We can pick up some vital lessons from Goethe:

One: From Romanticism to Classicism in Love

Goethe’s first proper job, after law school, was as an assistant at a national tribunal judging cases between the many minor German states that, at that time, made up the Holy Roman Empire. While he was working, he fell in love with the fiancée of one his colleagues. He then committed a huge indiscretion and wrote up the love affair as a novel. He called it The Sorrows of Young Werther – the central character, Werther, is a lightly disguised self-portrait.

It tells the story of how Werther/Goethe falls in love with a young woman, Charlotte. It’s a very detailed description of all the tiny steps one takes on the road to infatuation: they dance together, at one point their feet accidentally touch under the table; they smile, they write each other flirtatious little notes. It makes being in love seem like the most important experience in life. Werther asks himself: “What is a life without romantic love? A magic lantern without a lamp.”

This deeply charming novel was a bestseller across Europe for the next 25 years. Napoleon boasted he had read it seven times. The story has a miserable ending. Charlotte doesn’t really love Werther and finally rejects him. In despair he kills himself. The tragic dénouement shows Goethe beginning to see the limitations of the romantic view of life. Romantic love is deeply attractive but it causes immense problems too.

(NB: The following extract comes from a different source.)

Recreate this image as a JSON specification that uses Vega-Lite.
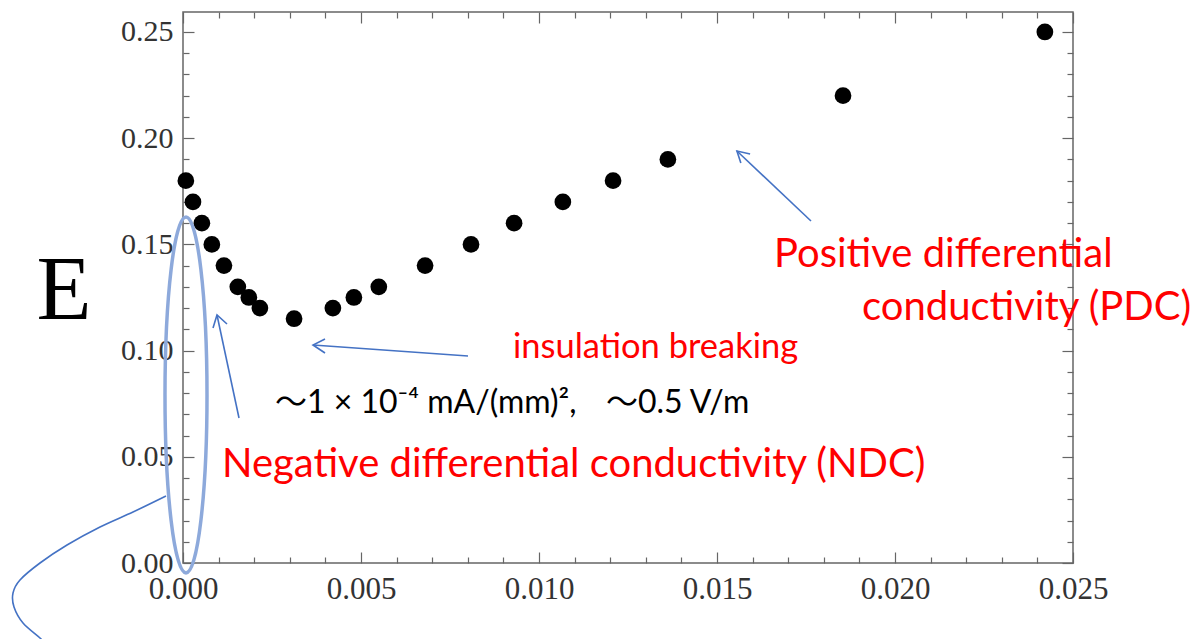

The core problem – as Goethe sees it – is this: Romantic love hopes to ‘freeze’ a beautiful moment. It’s a summer’s evening, after dinner, Werther is walking in the woods with his beloved. He wants it to be always like this: so he feel they should get married, have a house together, have children. Though, in reality, marriage will be nothing at all like the lovely June night. There’ll be exhaustion, bills to pay, squabbles and a sense of confinement. By comparison with the extreme hopes of Romanticism, real love is always necessarily a terrible disappointment.

That’s why Goethe gradually moved away from Romanticism towards an ideology of love he termed Classicism – marked by a degree of pessimism, an acceptance of the troubles that afflict all couples over time, and of the need to abandon some of the heady hopes of the early days for the sake of tranquillity and administrative competence. Goethe was a critic of Romantic ideology not because he was cold hearted or lacking in imagination but because he so deeply and intimately understood its attractions – and therefore its dangers.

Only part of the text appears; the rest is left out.